The problem asks us to determine if the given array is both sorted and rotated.

• A sorted array is in non-decreasing order (e.g., [1, 2, 3]).
• A rotated array is derived from a sorted array by shifting elements cyclically (e.g., [3, 1, 2]).

To check if the array is sorted and rotated:

1. Iterate through the array.
2. Count how many times the current element is greater than the next element (cyclically).
3. If the count exceeds 1, the array is not sorted and rotated.

Approach

• Use a single loop to traverse the array.
• Compare each element with the next element in a cyclic manner using the modulo operator.
• Maintain a counter (count) to record how many times the array violates the sorted order.
• If count > 1, return false.
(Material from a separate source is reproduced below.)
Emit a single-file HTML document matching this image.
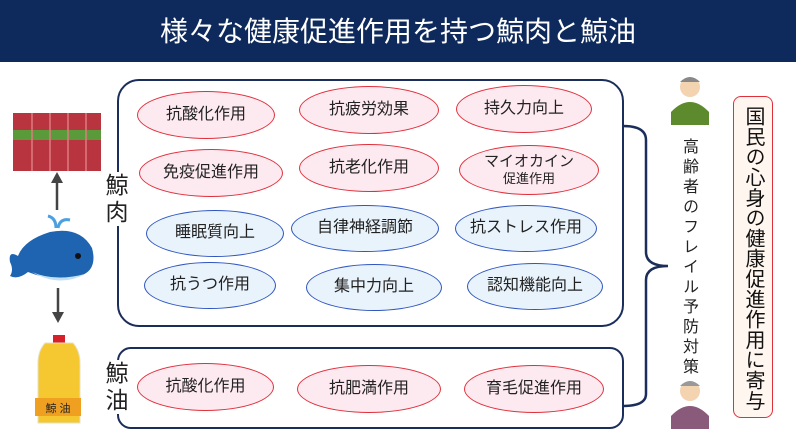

Otherwise, return true.

Example Walkthrough

Example 1:
Input: nums = [3, 4, 5, 1, 2]

• Compare 3 with 4 → no violation.
• Compare 4 with 5 → no violation.
• Compare 5 with 1 → violation (increment count to 1).
• Compare 1 with 2 → no violation.
• Compare 2 with 3 → no violation.

Since count = 1, return true.

Example 2:
Input: nums = [2, 1, 3, 4]

• Compare 2 with 1 → violation (increment count to 1).
• Compare 1 with 3 → no violation.
• Compare 3 with 4 → no violation.
• Compare 4 with 2 → violation (increment count to 2).

Since count = 2, return false.

Example 3:
Input: nums = [1, 2, 3, 4]

• Compare 1 with 2 → no violation.
• Compare 2 with 3 → no violation.
• Compare 3 with 4 → no violation.
• Compare 4 with 1 → violation (increment count to 1).

Since count = 1, return true.

Complexity Analysis

• Time Complexity:
  The algorithm traverses the array once, making the complexity O(n), where n is the length of the array.

• Space Complexity:
  The solution uses a constant amount of extra space, so the complexity is O(1).